1年に一度の決められたある日、双子のいる場所が2時間おきに入れ替わる。その「特殊能力?」を使い、さまざまな困難を乗り越えていくという話である。

どちらも男である双子の父親は、双子が幼少期のころからふたりに対して暴力をふるっていた。そのような話を双子のひとりである『僕』が、仙台市のファミレスの店内で東京在住のフリーディレクターの男に話している。

ふたりが話すきっかけとなったのは、

「ええと今、新しい番組の企画で、変わった動画を探していてね。うちのバイトに、こんな動画が送られてきて」
「送られて? タレコミというやつですか」
「なんと呼ぶかはさておき。観てくれるかな」
鞄からノートパソコンを取り出すと、開き、キーを叩く。
「面白い映像ですか」
彼と僕の中間あたりに横向きに置かれたパソコンの画面上で動画が再生される。
よく分からず眺めていると、そこが小さな個室、トイレだど認識できた。
「これは」
「アーケード通りの、ファストフード店の二階、そこのトイレなんだって。男女共用らしく。早送りするよ」
男性や女性が便器に座る姿がちらちらと映るものだから目を逸らす。
P9

映像を観ていると、『僕』が映しだされ、「これは君だよね」と言われるのである。そして、その映像がおかしいことを指摘されるのだった。

便器に座っていた『僕』が立ちあがるのとほぼ同時に、それまでは顔になにも貼っていなかったにもかかわらず、絆創膏が貼られていることに気づくのである。一瞬にして絆創膏が貼られたことに、フリーディレクターの男は興味を示したのだ。

そこで、専門の人間に映像を調べさせたところ、加工された形跡はないのだという。だとしたら、なにかしらのトリックがあるのか……。

ここから、双子のいる場所が2時間おきに入れ替わるという、その過去の話が進んでいくのだ。いくつもの点がさいごのほうでつながっていく手法は、さすが伊坂幸太郎氏である。

わたしの父親は、この小説の父親よりもひどい暴力をふるう人物だったので、共感できるところが多かった。たとえば、自分の家庭が異常であることに気づかない。
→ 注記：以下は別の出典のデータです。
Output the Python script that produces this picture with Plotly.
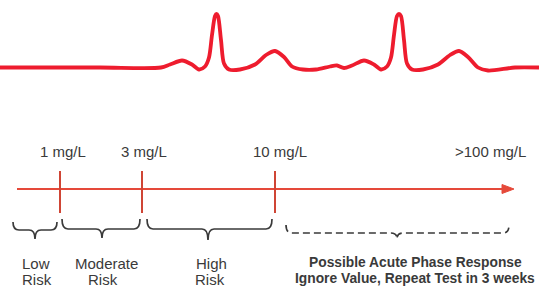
import plotly.graph_objects as go

# ---------------- data ----------------
threshold_labels = ["1 mg/L", "3 mg/L", "10 mg/L", ">100 mg/L"]
risk_top = ["Low", "Moderate", "High"]
risk_bottom = ["Risk", "Risk", "Risk"]
acute_lines = ["Possible Acute Phase Response", "Ignore Value, Repeat Test in 3 weeks"]

# ECG trace (pixel space)
ecg_x = [0, 100, 161, 170, 182, 192, 199, 205, 209, 212, 215, 216.5, 218, 221, 224, 229, 240,
         255, 266, 275, 284, 292, 303, 316, 330, 337, 344, 352, 364, 374, 381, 387, 391, 394,
         397, 399, 401, 404, 407, 412, 423, 438, 450, 459, 468, 478, 488, 515, 539]
ecg_y = [67.5, 67.5, 67.5, 64.5, 60.5, 64.5, 69.5, 66.5, 57.5, 35, 16, 14, 16, 40, 63.5, 69.5, 69.5,
         64.5, 55, 51, 57, 66.5, 69.5, 69.5, 66.5, 65.5, 68, 65.5, 60.5, 64.5, 69.5, 66.5, 57.5, 35,
         16, 14, 16, 40, 63.5, 69.5, 69.5, 64.5, 55, 51, 57, 67.5, 70.5, 67.5, 67.5]

# ---------------- layout positions (pixel space) ----------------
W, H = 539, 287
tick_x = [60, 142, 275]
label_x = [63, 144, 280, 490]
label_y = 151
axis_y = 189
axis_x0, axis_x1 = 17, 505
braces = [  # x0, x1, xc, ytop, ymid, ytip, dashed
    (13, 57, 35, 222, 230, 239, False),
    (62, 140, 102, 219, 229, 238, False),
    (147, 272, 208, 219, 229, 240, False),
    (286, 509, 397, 225, 233, 239, True),
]
risk_x = [36, 106, 211]
risk_x2 = [37, 103, 210]

RED = "#ee1c2e"
ORANGE = "#e5493a"
TICK = "#cf4535"
TXT = "#3a3a3a"
FONT = "Liberation Sans, Arial, sans-serif"

fig = go.Figure()

# ECG line
fig.add_trace(go.Scatter(x=ecg_x, y=ecg_y, mode="lines",
                         line=dict(color=RED, width=3.8, shape="spline", smoothing=0.8),
                         hoverinfo="skip", showlegend=False))

shapes = []
# axis line
shapes.append(dict(type="line", x0=axis_x0, x1=axis_x1, y0=axis_y, y1=axis_y,
                   line=dict(color=ORANGE, width=2)))
# arrow head
shapes.append(dict(type="path", path=f"M 502,{axis_y-4.5} L 514,{axis_y} L 502,{axis_y+4.5} Z",
                   fillcolor=ORANGE, line=dict(color=ORANGE, width=1)))
# ticks
for tx in tick_x:
    shapes.append(dict(type="line", x0=tx, x1=tx, y0=171, y1=213,
                       line=dict(color=TICK, width=2)))
# braces
for (x0, x1, xc, yt, ym, yb, dashed) in braces:
    r = 6
    p = (f"M {x0},{yt} Q {x0},{ym} {x0+r},{ym} L {xc-r},{ym} Q {xc},{ym} {xc},{yb} "
         f"Q {xc},{ym} {xc+r},{ym} L {x1-r},{ym} Q {x1},{ym} {x1},{yt}")
    shapes.append(dict(type="path", path=p,
                       line=dict(color=TXT, width=1.7, dash="7px,4px" if dashed else "solid")))

ann = []
for lab, lx in zip(threshold_labels, label_x):
    ann.append(dict(x=lx, y=label_y, text=lab, showarrow=False,
                    font=dict(family=FONT, size=15, color=TXT)))
for t, b, x1, x2 in zip(risk_top, risk_bottom, risk_x, risk_x2):
    ann.append(dict(x=x1, y=263, text=t, showarrow=False,
                    font=dict(family=FONT, size=15, color=TXT)))
    ann.append(dict(x=x2, y=279, text=b, showarrow=False,
                    font=dict(family=FONT, size=15, color=TXT)))
for line, yy in zip(acute_lines, [262, 278]):
    ann.append(dict(x=415, y=yy, text=f"<b>{line}</b>", showarrow=False,
                    font=dict(family=FONT, size=13.8, color=TXT)))

fig.update_layout(
    width=W, height=H, margin=dict(l=0, r=0, t=0, b=0),
    paper_bgcolor="white", plot_bgcolor="white",
    xaxis=dict(range=[0, W], visible=False, fixedrange=True),
    yaxis=dict(range=[H, 0], visible=False, fixedrange=True),
    shapes=shapes, annotations=ann, showlegend=False,
)

fig.write_html("out.html", config={"displayModeBar": False},
               post_script="document.body.style.margin='0';document.body.style.padding='0';"
                           "document.body.style.overflow='hidden';")
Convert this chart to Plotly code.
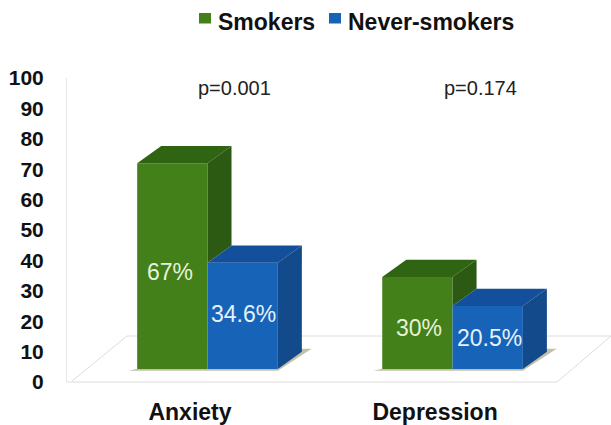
import plotly.graph_objects as go

categories = ["Anxiety", "Depression"]
smokers = [67, 30]
never_smokers = [34.6, 20.5]
p_values = ["p=0.001", "p=0.174"]
y_ticks = list(range(0, 101, 10))

FONT = "Liberation Sans, Arial, sans-serif"
GREEN, GREEN_TOP, GREEN_SIDE = "#43801a", "#2f6412", "#2c5a12"
BLUE, BLUE_TOP, BLUE_SIDE = "#1763b8", "#134f9b", "#134a8c"

# Plot frame in pixels, and the pseudo-3D extrusion in axis units.
L, R, T, B = 67, 611, 78, 382
BAR_W = 0.287
SHIFT = 0.0714
DX = 0.098
DY = 5.6

px_x = lambda p: (p - L) / (R - L)
px_y = lambda p: (B - p) / (B - T)


def polygon(xs, ys, color):
    return go.Scatter(
        x=xs + xs[:1], y=ys + ys[:1], yaxis="y2", mode="lines", fill="toself",
        fillcolor=color, line=dict(width=0, color=color),
        hoverinfo="skip", showlegend=False,
    )


fig = go.Figure()
# Invisible anchor so the 0-100 tick axis is drawn.
fig.add_trace(go.Scatter(x=[0], y=[0], yaxis="y", mode="markers", marker=dict(opacity=0),
                         hoverinfo="skip", showlegend=False))
fig.add_bar(name="Smokers", x=[i + SHIFT for i in range(2)], y=smokers,
            yaxis="y2", marker=dict(color=GREEN, line_width=0))
fig.add_bar(name="Never-smokers", x=[i + SHIFT for i in range(2)], y=never_smokers,
            yaxis="y2", marker=dict(color=BLUE, line_width=0))

annotations = []
shapes = []
label_shift = [(-2, -6, 1, 2), (2, -5, 2, 0)]
for i in range(2):
    c = i + SHIFT
    s, n = smokers[i], never_smokers[i]
    # Green block: top face, and the part of its side rising above the blue block.
    fig.add_trace(polygon([c - BAR_W, c, c + DX, c - BAR_W + DX],
                          [s, s, s + DY, s + DY], GREEN_TOP))
    fig.add_trace(polygon([c, c + DX, c + DX, c],
                          [s, s + DY, n + DY, n], GREEN_SIDE))
    # Blue block: top face and full side.
    fig.add_trace(polygon([c, c + BAR_W, c + BAR_W + DX, c + DX],
                          [n, n, n + DY, n + DY], BLUE_TOP))
    fig.add_trace(polygon([c + BAR_W, c + BAR_W + DX, c + BAR_W + DX, c + BAR_W],
                          [n, n + DY, DY, 0], BLUE_SIDE))
    # Contact shadow on the floor.
    x0, x1 = c - BAR_W - 0.035, c + BAR_W
    shapes.append(dict(
        type="path", xref="x", yref="y2", layer="below", line_width=0,
        fillcolor="rgba(125,115,60,0.45)",
        path=f"M{x0},-0.6 L{x1},-0.6 L{x1 + DX + 0.04},{DY + 1} L{x1 + DX},{DY + 1} L{x1},0 L{x0 + 0.03},0 Z",
    ))
    sx, sy, nx, ny = label_shift[i]
    annotations.append(dict(x=c - BAR_W / 2, y=s / 2, xref="x", yref="y2", xshift=sx, yshift=sy,
                            text=f"{s}%", showarrow=False, xanchor="center",
                            font=dict(family=FONT, size=23, color="#e6f2d8")))
    annotations.append(dict(x=c + BAR_W / 2, y=n / 2, xref="x", yref="y2", xshift=nx, yshift=ny,
                            text=f"{n}%", showarrow=False, xanchor="center",
                            font=dict(family=FONT, size=23, color="#e6f1fb")))

# Floor plane behind the bars.
shapes.append(dict(
    type="path", xref="paper", yref="paper", layer="below",
    line=dict(color="#dcdcdc", width=1), fillcolor="white",
    path=(f"M{px_x(67)},{px_y(382)} L{px_x(557)},{px_y(382)} L{px_x(611)},{px_y(336)} "
          f"L{px_x(127)},{px_y(336)} L{px_x(72)},{px_y(381)}"),
))

# Legend row and p-value captions.
legend_row = [("Smokers", GREEN, 199, 215.5), ("Never-smokers", BLUE, 329, 345.5)]
for name, color, sq, tx in legend_row:
    shapes.append(dict(type="rect", xref="paper", yref="paper", line_width=0, fillcolor=color,
                       x0=px_x(sq), x1=px_x(sq + 12), y0=px_y(23.5), y1=px_y(13)))
    annotations.append(dict(x=px_x(tx), y=px_y(22), xref="paper", yref="paper", xanchor="left",
                            yanchor="middle", text=f"<b>{name}</b>", showarrow=False,
                            font=dict(family=FONT, size=23, color="#111111")))
for cx, label in zip((234, 480.5), p_values):
    annotations.append(dict(x=px_x(cx), y=px_y(88), xref="paper", yref="paper",
                            xanchor="center", yanchor="middle",
                            text=label, showarrow=False,
                            font=dict(family=FONT, size=20, color="#222222")))

fig.update_layout(
    width=611, height=425, margin=dict(l=L, r=611 - R, t=T, b=425 - B),
    paper_bgcolor="white", plot_bgcolor="rgba(0,0,0,0)",
    showlegend=False, barmode="group", bargap=1 - 2 * BAR_W, bargroupgap=0,
    shapes=shapes, annotations=annotations,
    xaxis=dict(range=[-0.502, 1.718], tickmode="array", tickvals=[0, 1], ticktext=[f"<b>{c}</b>" for c in categories],
               showgrid=False, zeroline=False, showline=False, ticks="", ticklabelstandoff=14, automargin=False,
               tickfont=dict(family=FONT, size=23, color="#111111")),
    yaxis=dict(range=[0, 100], tickmode="array", tickvals=y_ticks,
               ticktext=[f"<b>{t}</b>" for t in y_ticks], automargin=False,
               showgrid=False, zeroline=False, showline=True, linecolor="#e6e6e6", linewidth=1,
               ticks="", ticklabelstandoff=18, tickfont=dict(family=FONT, size=21, color="#111111")),
    yaxis2=dict(range=[-4.235, 94.79], overlaying="y", visible=False, showgrid=False, zeroline=False),
)

fig.write_html("out.html")
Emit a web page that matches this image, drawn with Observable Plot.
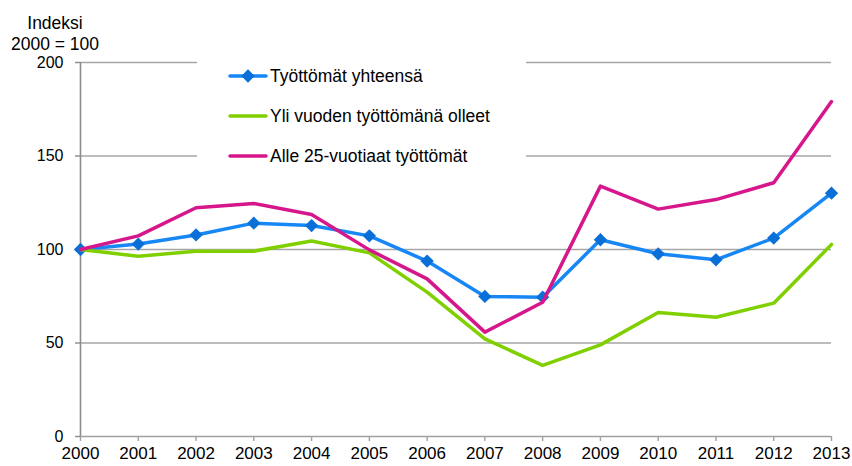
<!DOCTYPE html>
<html><head><meta charset="utf-8">
<script src="https://cdn.jsdelivr.net/npm/d3@7"></script>
<script src="https://cdn.jsdelivr.net/npm/@observablehq/plot@0.6"></script>
<style>body{margin:0;background:#fff;} svg{display:block}</style>
</head><body><div id="chart"></div>
<script>
const years = [2000,2001,2002,2003,2004,2005,2006,2007,2008,2009,2010,2011,2012,2013];
const total    = [100,102.9,107.8,114.1,112.8,107.3,93.8,74.9,74.5,105.2,97.7,94.5,106.1,130.1];
const longTerm = [100,96.4,99.1,99.1,104.5,98.2,77.2,52.2,38.0,49.0,66.3,63.8,71.3,102.7];
const youth    = [100,107.3,122.3,124.6,118.7,99.8,84.3,55.8,71.8,133.9,121.6,126.7,135.7,179.1];
const seriesNames = ["Työttömät yhteensä","Yli vuoden työttömänä olleet","Alle 25-vuotiaat työttömät"];
const seriesColors = ["#1787f5","#80d000","#d6168b"];
const markerColor = "#0a6fd6";
const yTicks = [0,50,100,150,200];
const yTitle = ["Indeksi","2000 = 100"];

const seriesValues = [total,longTerm,youth];
const tables = seriesValues.map((vals,i)=>years.map((y,j)=>({year:y,value:vals[j],series:seriesNames[i]})));

const font = "'Liberation Sans', Arial, sans-serif";
const lineOpts = (i)=>({x:"year",y:"value",stroke:seriesColors[i],strokeWidth:3.5,strokeLinejoin:"round",strokeLinecap:"round"});

const plot = Plot.plot({
  width:852,height:466,marginLeft:80,marginRight:21,marginTop:62,marginBottom:30,
  style:{fontFamily:font,fontSize:"16px",color:"#000",background:"#fff"},
  x:{domain:[2000,2013]},
  y:{domain:[0,200]},
  marks:[
    Plot.gridY(yTicks.filter(d=>d>0),{stroke:"#a6a6a6",strokeOpacity:1,strokeWidth:1.4}),
    Plot.ruleX([2000],{stroke:"#8c8c8c",strokeWidth:1.6}),
    Plot.ruleY([0],{stroke:"#a0a0a0",strokeWidth:1.6}),
    Plot.axisY(yTicks,{tickSize:5,tickPadding:12,stroke:"#8c8c8c",strokeWidth:1.4,fill:"#000",fontSize:16,label:null}),
    Plot.axisX(years,{tickSize:5,tickPadding:5,tickFormat:d=>String(d),stroke:"#a0a0a0",strokeWidth:1.4,fill:"#000",fontSize:17,label:null}),
    Plot.line(tables[0],lineOpts(0)),
    Plot.dot(tables[0],{x:"year",y:"value",symbol:"diamond2",r:6,fill:markerColor,stroke:null}),
    Plot.line(tables[1],lineOpts(1)),
    Plot.line(tables[2],lineOpts(2))
  ]
});
document.getElementById("chart").append(plot);

const svg = d3.select(plot);
// axis title
const t = svg.append("text").attr("font-family",font).attr("font-size",17.5).attr("fill","#000").attr("text-anchor","middle");
t.append("tspan").attr("x",55).attr("y",29).text(yTitle[0]);
t.append("tspan").attr("x",55).attr("y",50).text(yTitle[1]);

// legend
const lg = svg.append("g").attr("text-anchor","start");
lg.append("rect").attr("x",197).attr("y",50).attr("width",329).attr("height",125).attr("fill","#fff");
const rowsY = [76,116,156];
seriesNames.forEach((name,i)=>{
  lg.append("line").attr("x1",230).attr("x2",266).attr("y1",rowsY[i]).attr("y2",rowsY[i])
    .attr("stroke",seriesColors[i]).attr("stroke-width",3.5).attr("stroke-linecap","round");
  if(i===0){
    lg.append("path").attr("d",d3.symbol(d3.symbolDiamond2, Math.PI*36)()).attr("transform",`translate(248,${rowsY[i]})`).attr("fill",markerColor);
  }
  lg.append("text").attr("x",270).attr("y",rowsY[i]).attr("dy","0.35em").attr("text-anchor","start").attr("font-family",font).attr("font-size",17.5).attr("fill","#000").text(name);
});
</script>
</body></html>
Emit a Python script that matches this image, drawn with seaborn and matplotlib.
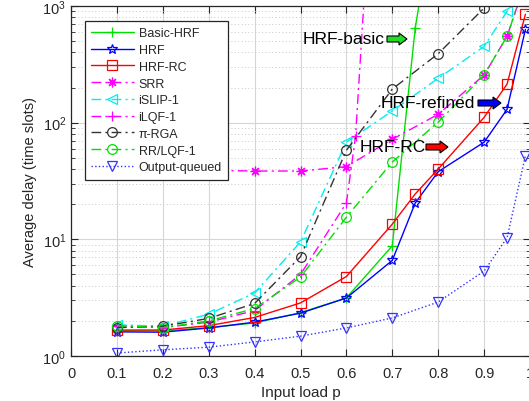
import numpy as np
import pandas as pd
import matplotlib
matplotlib.use("Agg")
import matplotlib.pyplot as plt
import seaborn as sns
from matplotlib.patches import FancyArrow
from matplotlib.transforms import IdentityTransform

# ---- data ----
basic_hrf_x = [0.1, 0.2, 0.3, 0.4, 0.5, 0.6, 0.7, 0.75, 0.8]
basic_hrf_y = [1.65, 1.64, 1.75, 1.92, 2.35, 3.15, 8.8, 650, 10000]

hrf_x = [0.1, 0.2, 0.3, 0.4, 0.5, 0.6, 0.7, 0.75, 0.8, 0.9, 0.95, 0.99]
hrf_y = [1.61, 1.60, 1.74, 1.95, 2.33, 3.14, 6.6, 20.5, 38, 68, 130, 630]

hrf_rc_x = [0.1, 0.2, 0.3, 0.4, 0.5, 0.6, 0.7, 0.75, 0.8, 0.9, 0.95, 0.99]
hrf_rc_y = [1.67, 1.67, 1.82, 2.14, 2.85, 4.8, 13.5, 24.5, 40, 111, 214, 850]

srr_x = [0.1, 0.2, 0.3, 0.4, 0.5, 0.6, 0.7, 0.8, 0.9, 0.95, 0.99]
srr_y = [39, 39, 39, 38.5, 38.5, 42, 72, 118, 256, 550, 1600]

islip_x = [0.1, 0.2, 0.3, 0.4, 0.5, 0.6, 0.7, 0.8, 0.9, 0.95, 0.99]
islip_y = [1.85, 1.80, 2.28, 3.47, 9.5, 68, 126, 240, 450, 900, 2500]

ilqf_x = [0.1, 0.2, 0.3, 0.4, 0.5, 0.6, 0.62, 0.65]
ilqf_y = [1.80, 1.75, 1.95, 2.45, 5.0, 20.5, 77, 6000]

pirga_x = [0.1, 0.2, 0.3, 0.4, 0.5, 0.6, 0.7, 0.8, 0.9]
pirga_y = [1.75, 1.80, 2.10, 2.82, 7.1, 58, 194, 390, 960]

rrlqf_x = [0.1, 0.2, 0.3, 0.4, 0.5, 0.6, 0.7, 0.8, 0.9, 0.95, 0.99]
rrlqf_y = [1.82, 1.75, 2.00, 2.55, 4.75, 15.5, 46, 101, 256, 550, 1600]

oq_x = [0.1, 0.2, 0.3, 0.4, 0.5, 0.6, 0.7, 0.8, 0.9, 0.95, 0.99]
oq_y = [1.06, 1.13, 1.19, 1.32, 1.48, 1.74, 2.12, 2.9, 5.35, 10.3, 52]

x_ticks = [0, 0.1, 0.2, 0.3, 0.4, 0.5, 0.6, 0.7, 0.8, 0.9, 1]
x_tick_labels = ["0", "0.1", "0.2", "0.3", "0.4", "0.5", "0.6", "0.7", "0.8", "0.9", "1"]

# ---- style ----
sns.set_style("ticks")
plt.rcParams["font.family"] = ["Liberation Sans", "DejaVu Sans"]
plt.rcParams["mathtext.fontset"] = "custom"
plt.rcParams["mathtext.rm"] = "Liberation Sans"
plt.rcParams["mathtext.it"] = "Liberation Sans:italic"

W, H = 529, 402
fig = plt.figure(figsize=(W / 100, H / 100), dpi=100)
ax = fig.add_axes([71 / W, (H - 357) / H, 459 / W, 350 / H])

dashdot = (0, (7, 3, 1.5, 3))
series = [
    ("Basic-HRF", basic_hrf_x, basic_hrf_y, "#00e000", "-", "+"),
    ("HRF", hrf_x, hrf_y, "#0000ff", "-", "*"),
    ("HRF-RC", hrf_rc_x, hrf_rc_y, "#ff0000", "-", "s"),
    ("SRR", srr_x, srr_y, "#ff00ff", dashdot, (8, 2, 0)),
    ("iSLIP-1", islip_x, islip_y, "#00eeee", dashdot, "<"),
    ("iLQF-1", ilqf_x, ilqf_y, "#ff00ff", dashdot, "+"),
    ("\u03c0-RGA", pirga_x, pirga_y, "#333333", dashdot, "o"),
    ("RR/LQF-1", rrlqf_x, rrlqf_y, "#00e000", dashdot, "o"),
    ("Output-queued", oq_x, oq_y, "#3333ff", ":", "v"),
]

for name, xs, ys, col, ls, mk in series:
    df = pd.DataFrame({"load": xs, "delay": ys})
    sns.lineplot(data=df, x="load", y="delay", ax=ax, color=col, linestyle=ls,
                 marker=mk, markersize=7, markerfacecolor="none",
                 markeredgecolor=col, markeredgewidth=0.9, linewidth=1.0,
                 label=name, sort=False, estimator=None)

ax.set_yscale("log")
ax.set_xlim(0, 1)
ax.set_ylim(1, 1000)
ax.set_xticks(x_ticks)
ax.set_xticklabels(x_tick_labels)

ax.grid(True, which="major", axis="both", color="#d6d6d6", linestyle="-", linewidth=0.8)
ax.grid(True, which="minor", axis="y", color="#c8c8c8", linestyle=(0, (1, 2.5)), linewidth=0.7)
ax.set_axisbelow(True)

for s in ax.spines.values():
    s.set_color("#262626")
    s.set_linewidth(0.9)
ax.tick_params(which="both", direction="in", top=True, right=True,
               colors="#262626", labelsize=10.5)
ax.tick_params(which="major", length=5)
ax.tick_params(which="minor", length=3)
ax.tick_params(axis="x", which="minor", bottom=False, top=False)
ax.tick_params(axis="x", pad=7)

ax.set_xlabel("Input load p", fontsize=11, color="#262626", labelpad=4)
ax.set_ylabel("Average delay (time slots)", fontsize=10.5, color="#262626", labelpad=4)

leg = ax.legend(loc="upper left", bbox_to_anchor=(0.03, 0.957), borderaxespad=0,
                fontsize=9, handlelength=3.4, handletextpad=0.4, labelspacing=0.38,
                borderpad=0.5, fancybox=False, framealpha=1, edgecolor="#262626")
leg.get_frame().set_linewidth(0.9)
leg.set_zorder(10)

# ---- annotations with block arrows (pixel coordinates, y from top) ----
def label_arrow(text, tx, ty, ax0, ax1, col):
    fig.text(tx / W, 1 - ty / H, text, fontsize=12.5, color="black",
             ha="left", va="center", zorder=20)
    arr = FancyArrow(ax0, H - ty, ax1 - ax0, 0, width=6, head_width=12,
                     head_length=8, length_includes_head=True,
                     transform=IdentityTransform(), facecolor=col,
                     edgecolor="black", linewidth=0.8, zorder=20)
    fig.add_artist(arr)

label_arrow("HRF-basic", 303, 40, 387, 407, "#22dd22")
label_arrow("HRF-refined", 381, 104, 478, 501, "#0000ff")
label_arrow("HRF-RC", 360, 148, 426, 448, "#ff0000")

fig.savefig("out.png", dpi=100)
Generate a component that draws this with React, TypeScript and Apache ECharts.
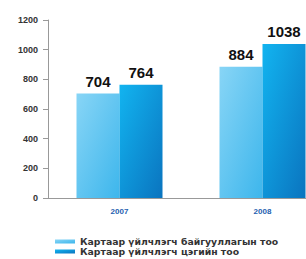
import React, { useEffect, useRef } from "react";
import * as echarts from "echarts";

const categories = ["2007", "2008"];
const seriesNames = [
  "Картаар үйлчлэгч байгууллагын тоо",
  "Картаар үйлчлэгч цэгийн тоо",
];
const seriesA = [704, 884];
const seriesB = [764, 1038];
const yTicks = [0, 200, 400, 600, 800, 1000, 1200];

export default function App() {
  const ref = useRef<HTMLDivElement>(null);
  useEffect(() => {
    const chart = echarts.init(ref.current!, null, { renderer: "svg" });
    const gA = new echarts.graphic.LinearGradient(0, 0, 1, 1, [
      { offset: 0, color: "#88d5f6" },
      { offset: 1, color: "#3db6ec" },
    ]);
    const gB = new echarts.graphic.LinearGradient(0, 0, 1, 1, [
      { offset: 0, color: "#12b4f0" },
      { offset: 1, color: "#0a74bf" },
    ]);
    const labelCfg = {
      show: true,
      position: "top" as const,
      distance: 5,
      fontFamily: "Liberation Sans",
      fontWeight: "bold" as const,
      fontSize: 15,
      color: "#111",
    };
    const legendBase = {
      orient: "horizontal",
      left: 55,
      padding: 0,
      itemWidth: 20,
      itemHeight: 4,
      icon: "rect",
      textStyle: {
        fontFamily: "DejaVu Sans",
        fontSize: 9.3,
        lineHeight: 9,
        fontWeight: "bold",
        color: "#333",
      },
    };
    chart.setOption({
      animation: false,
      backgroundColor: "#fff",
      grid: { left: 48, right: 0, top: 20, bottom: 61, containLabel: false },
      legend: [
        { ...legendBase, top: 237, data: [seriesNames[0]] },
        { ...legendBase, top: 247, data: [seriesNames[1]] },
      ],
      xAxis: {
        type: "category",
        data: categories,
        axisLine: { lineStyle: { color: "#999", width: 1 } },
        axisTick: { show: false },
        axisLabel: {
          fontFamily: "Liberation Sans",
          fontSize: 8,
          fontWeight: "bold",
          color: "#1f5fb0",
          margin: 9,
        },
      },
      yAxis: {
        type: "value",
        min: yTicks[0],
        max: yTicks[yTicks.length - 1],
        interval: 200,
        splitLine: { show: false },
        axisLine: { show: true, lineStyle: { color: "#999", width: 1 } },
        axisTick: { show: true, length: 5, lineStyle: { color: "#999" } },
        axisLabel: {
          fontFamily: "Liberation Sans",
          fontSize: 9,
          fontWeight: "bold",
          color: "#333",
          margin: 10,
          formatter: (v: number) => String(v),
        },
      },
      series: [
        {
          name: seriesNames[0],
          type: "bar",
          data: seriesA,
          barWidth: 43,
          barGap: "0%",
          itemStyle: { color: gA },
          label: labelCfg,
        },
        {
          name: seriesNames[1],
          type: "bar",
          data: seriesB,
          barWidth: 43,
          itemStyle: { color: gB },
          label: labelCfg,
        },
      ],
    });
    return () => chart.dispose();
  }, []);
  return (
    <div
      style={{
        position: "fixed",
        left: 0,
        top: 0,
        width: 306,
        height: 259,
        overflow: "hidden",
        background: "#fff",
      }}
    >
      <div ref={ref} style={{ width: 334, height: 259 }} />
    </div>
  );
}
  • ガラスの灰皿で頭を殴られる。ガラス窓に頭を突っ込まれる。どちらもさいごは救急車に乗せられて病院。
  • 木刀でボコボコにされて半殺し。
  • 太ももの内側を包丁で刺される。

上記の3つは、わたしが父親にやられたことのほんの一部だ。男であればおなじようなことを父親にされていると思っていたが、そうではないことを知ったのは20代前半のときである。

友人たちが話さないのは当たり前で、自分の家庭の恥部を吐露するわけがない。そのため、言わないだけでおなじようなことをされているはずだ。そう、わたしは思いこんでいた。滑稽である。

あいつ(父親)は他界しているのでありえないが、もしいま、わたしの目のまえにあいつが姿を現したとしたら、この小説の下記の部分を読ませてやりたいと思う。

「それだけは勘弁して、と言いたくなるようなことを他人にするのはどういう感覚なんだろうな」
「自分たちだけ幸せなら、あとは知らない。そういう人間は多いよ」
P115

家族でもおなじだと思う。まあ、「家族」だと、わたしは思っていないのだが……。

つまらない話になってしまったが、『フーガはユーガ』はおもしろいので、たくさんの人に読んでほしい作品である。

常盤優我は仙台市のファミレスで一人の男に語り出す。双子の弟・風我のこと、決して幸せでなかった子供時代のこと、そして、彼ら兄弟だけの特別な「アレ」のこと。僕たちは双子で、僕たちは不運で、だけど僕たちは、手強い。